Supervisor wrapper for individual workers that provides automatic restart capability.
This module implements the "Permanent Wrapper" pattern for managing workers that control external OS processes (Python gRPC servers).
Architecture Decision
See: docs/architecture/adr-001-worker-starter-supervision-pattern.md for
detailed rationale, alternatives considered, and trade-offs.
Why This Pattern?
TL;DR: Workers manage external Python processes, not just Elixir state.
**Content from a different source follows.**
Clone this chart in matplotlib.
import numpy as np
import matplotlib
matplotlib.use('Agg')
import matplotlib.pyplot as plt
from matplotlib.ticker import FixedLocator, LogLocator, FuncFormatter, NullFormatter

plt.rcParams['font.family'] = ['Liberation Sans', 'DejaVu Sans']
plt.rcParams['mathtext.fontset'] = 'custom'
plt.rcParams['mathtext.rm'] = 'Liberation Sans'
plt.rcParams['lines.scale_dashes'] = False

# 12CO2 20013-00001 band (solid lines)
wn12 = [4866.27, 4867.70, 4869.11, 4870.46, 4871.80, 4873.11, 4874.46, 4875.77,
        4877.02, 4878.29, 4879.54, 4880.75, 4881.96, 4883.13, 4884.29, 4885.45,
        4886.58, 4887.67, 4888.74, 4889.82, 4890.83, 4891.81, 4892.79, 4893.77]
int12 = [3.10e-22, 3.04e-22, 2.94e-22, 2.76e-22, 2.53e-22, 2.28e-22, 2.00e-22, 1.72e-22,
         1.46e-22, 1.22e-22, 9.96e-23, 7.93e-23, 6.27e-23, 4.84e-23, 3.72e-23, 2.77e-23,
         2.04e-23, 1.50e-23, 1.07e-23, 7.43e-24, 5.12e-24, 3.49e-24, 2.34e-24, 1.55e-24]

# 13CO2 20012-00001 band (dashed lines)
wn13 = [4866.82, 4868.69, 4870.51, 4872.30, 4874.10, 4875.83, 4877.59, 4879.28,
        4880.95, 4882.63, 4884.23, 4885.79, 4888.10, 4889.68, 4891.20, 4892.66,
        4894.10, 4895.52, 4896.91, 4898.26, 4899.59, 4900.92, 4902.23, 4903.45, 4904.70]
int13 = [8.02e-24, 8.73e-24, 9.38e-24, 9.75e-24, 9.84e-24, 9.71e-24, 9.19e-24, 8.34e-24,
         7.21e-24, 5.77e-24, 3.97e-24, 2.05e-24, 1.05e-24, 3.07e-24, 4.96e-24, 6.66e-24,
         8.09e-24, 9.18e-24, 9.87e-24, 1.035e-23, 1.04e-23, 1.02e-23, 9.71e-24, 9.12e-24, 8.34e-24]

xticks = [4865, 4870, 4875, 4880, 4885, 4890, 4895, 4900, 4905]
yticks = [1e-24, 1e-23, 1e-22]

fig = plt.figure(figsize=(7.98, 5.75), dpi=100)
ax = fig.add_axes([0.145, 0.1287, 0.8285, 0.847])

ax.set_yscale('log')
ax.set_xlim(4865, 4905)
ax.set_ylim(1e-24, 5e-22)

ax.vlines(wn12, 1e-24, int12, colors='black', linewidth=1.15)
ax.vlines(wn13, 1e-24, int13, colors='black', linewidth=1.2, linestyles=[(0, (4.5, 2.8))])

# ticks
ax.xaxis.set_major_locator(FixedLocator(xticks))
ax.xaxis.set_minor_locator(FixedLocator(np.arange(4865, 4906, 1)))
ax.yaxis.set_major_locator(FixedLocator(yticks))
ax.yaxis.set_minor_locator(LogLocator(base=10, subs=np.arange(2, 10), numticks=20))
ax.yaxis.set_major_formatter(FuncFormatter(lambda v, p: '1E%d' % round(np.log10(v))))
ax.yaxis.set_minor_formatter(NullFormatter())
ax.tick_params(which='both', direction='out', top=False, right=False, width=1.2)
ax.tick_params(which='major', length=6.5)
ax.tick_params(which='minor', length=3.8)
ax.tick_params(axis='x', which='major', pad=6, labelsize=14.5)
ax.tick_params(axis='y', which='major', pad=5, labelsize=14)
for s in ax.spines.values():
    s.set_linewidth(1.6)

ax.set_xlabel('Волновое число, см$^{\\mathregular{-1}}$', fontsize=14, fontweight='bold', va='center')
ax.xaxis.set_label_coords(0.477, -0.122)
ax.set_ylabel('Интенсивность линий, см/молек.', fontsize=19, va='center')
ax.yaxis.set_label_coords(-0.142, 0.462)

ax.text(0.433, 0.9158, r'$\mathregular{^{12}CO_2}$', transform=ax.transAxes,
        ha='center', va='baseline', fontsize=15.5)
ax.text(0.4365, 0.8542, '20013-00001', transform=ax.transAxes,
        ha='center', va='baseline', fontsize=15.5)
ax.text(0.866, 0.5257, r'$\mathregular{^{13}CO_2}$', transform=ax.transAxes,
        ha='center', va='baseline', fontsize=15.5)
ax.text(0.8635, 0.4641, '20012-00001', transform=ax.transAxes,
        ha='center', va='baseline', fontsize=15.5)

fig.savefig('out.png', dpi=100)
This pattern provides:
- Automatic restart without Pool intervention
- Atomic resource cleanup (worker + Python process)
- Future extensibility for per-worker resources
Trade-off: Extra process (~1KB) per worker for better encapsulation.
Architecture
DynamicSupervisor (WorkerSupervisor)
└── Worker.Starter (Supervisor, :permanent)
└── GRPCWorker (GenServer, :transient)
└── Port → Python grpc_server.pyLifecycle
When GRPCWorker crashes:
- Worker.Starter detects crash via :one_for_one strategy
- Worker.Starter automatically restarts GRPCWorker
- Pool notified via :DOWN but doesn't manage restart
- New GRPCWorker spawns new Python process and re-registers
When Worker.Starter terminates:
- GRPCWorker receives shutdown signal
- GRPCWorker.terminate sends SIGTERM to Python
- Python process exits gracefully
- Worker.Starter confirms all children stopped
- Clean atomic shutdown
This decouples Pool (availability management) from Worker lifecycle (crash/restart).
Related
- Issue #2: Community feedback questioning this complexity
- ADR-001: Full architecture decision record with alternatives
- External Process Design:
docs/20251007_external_process_supervision_design.md
Summary
Functions
Returns a specification to start this module under a supervisor.
Starts a worker starter supervisor.
Returns a via tuple for this starter supervisor.
Functions
Returns a specification to start this module under a supervisor.
See Supervisor.
Starts a worker starter supervisor.
Parameters
worker_id- Unique identifier for the worker
Returns a via tuple for this starter supervisor.